In assessing whether the negative effects of the injunction on enjoined parties would be disproportionate to the nature of the infringement and any noncompensable harm that the patentee will experience without injunctive relief, Chapter 4 additionally recommends that: (1) courts consider only those relevant negative effects on enjoined parties or the general public that have some reasonable likelihood of actually occurring if adjudged infringers and third parties take reasonable mitigating measures in relation to an injunction; and (2) courts consider only the relative, as opposed to absolute, sizes of the patentee’s harm and an injunction’s negative effects.

Tailoring Injunctive Relief:

Chapter 4 additionally recommends that courts consider whether tailoring injunctive relief – for example, by staying an injunction for a period of time to allow redesign of an infringing component of a complex product – may avoid or mitigate the negative effects an injunction otherwise might impose.

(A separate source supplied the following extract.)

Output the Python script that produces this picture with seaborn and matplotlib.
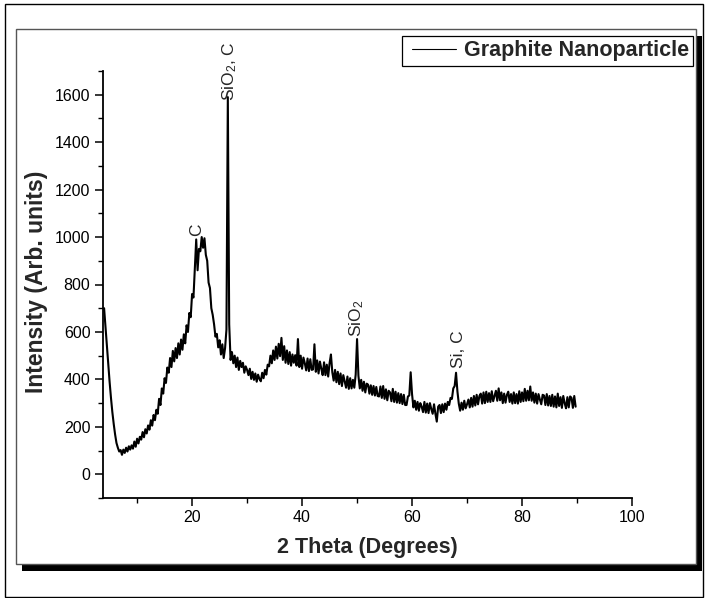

Moreover, courts should consider tailoring injunctions in the normal course, even when a proportionality-based test is otherwise satisfied.

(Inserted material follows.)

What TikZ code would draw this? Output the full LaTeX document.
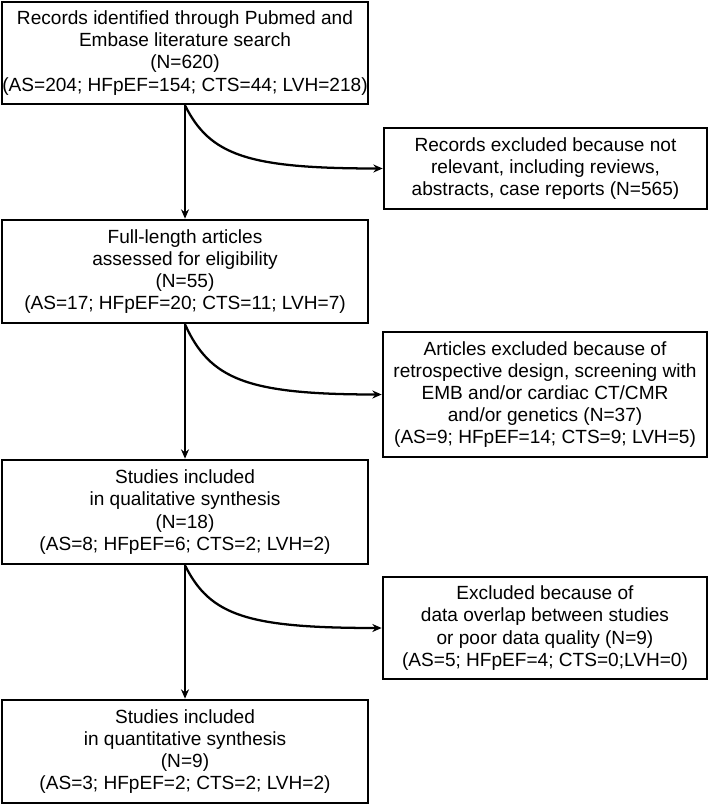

Ongoing Royalty in Lieu of Injunctive Relief:

Chapter 4 recommends that when injunctive relief is not granted (and damages have not separately compensated for future infringement) courts should award as a substitute additional monetary damages in the form of an “ongoing reasonable royalty.” This ongoing royalty should be calculated in accordance with the principle for determining a “reasonable royalty” for past infringement, without any special enhancement due to the ongoing reasonable royalty’s association with activity that occurs after the judgment of infringement.

Chapter 5: The Effect of FRAND Commitments on Patent Remedies

Chapter 5 addresses a special category of cases in which an asserted patent is, or has been declared to be, essential to the implementation of a collaboratively developed voluntary consensus standard, and the holder of that patent has agreed to license it to implementers of the standard on terms that are fair, reasonable, and nondiscriminatory (FRAND). Both as a matter of patent law, contract law, and competition law, the existence of such a FRAND commitment may affect a patent holder’s entitlement to monetary damages and injunctive relief.

Monetary Damages:

Chapter 5 recommends that courts assessing FRAND royalty rates should reject strict application of the Georgia-Pacific framework, and instead select whatever methodology for calculating FRAND rates is best supported by the available evidence. Depending on the evidence available, courts may choose to rely on sufficiently comparable license agreements covering the same patents, general consensus on  aggregate royalty rates for an overall standard or technology, and one or both of the “bottom-up” and “top-down” royalty calculation methodologies.

Injunctions:

Chapter 5 additionally recommends that courts place reasonable conditions on the issuance of injunctions against the infringement of standards-essential patents – such as those discussed in Chapter 4 – even absent a violation of competition law. When balancing equities between the parties, this chapter additionally recommends that courts incorporate the procedures laid out in Huawei v. ZTE or under the law of Japan or Korea. While these procedural analyses were developed with potential violations of competition law or contract law in mind, they nonetheless model a well-functioning bilateral relationship within the standard-setting context and, thus, are relevant to a full and fair assessment of the appropriateness of equitable relief.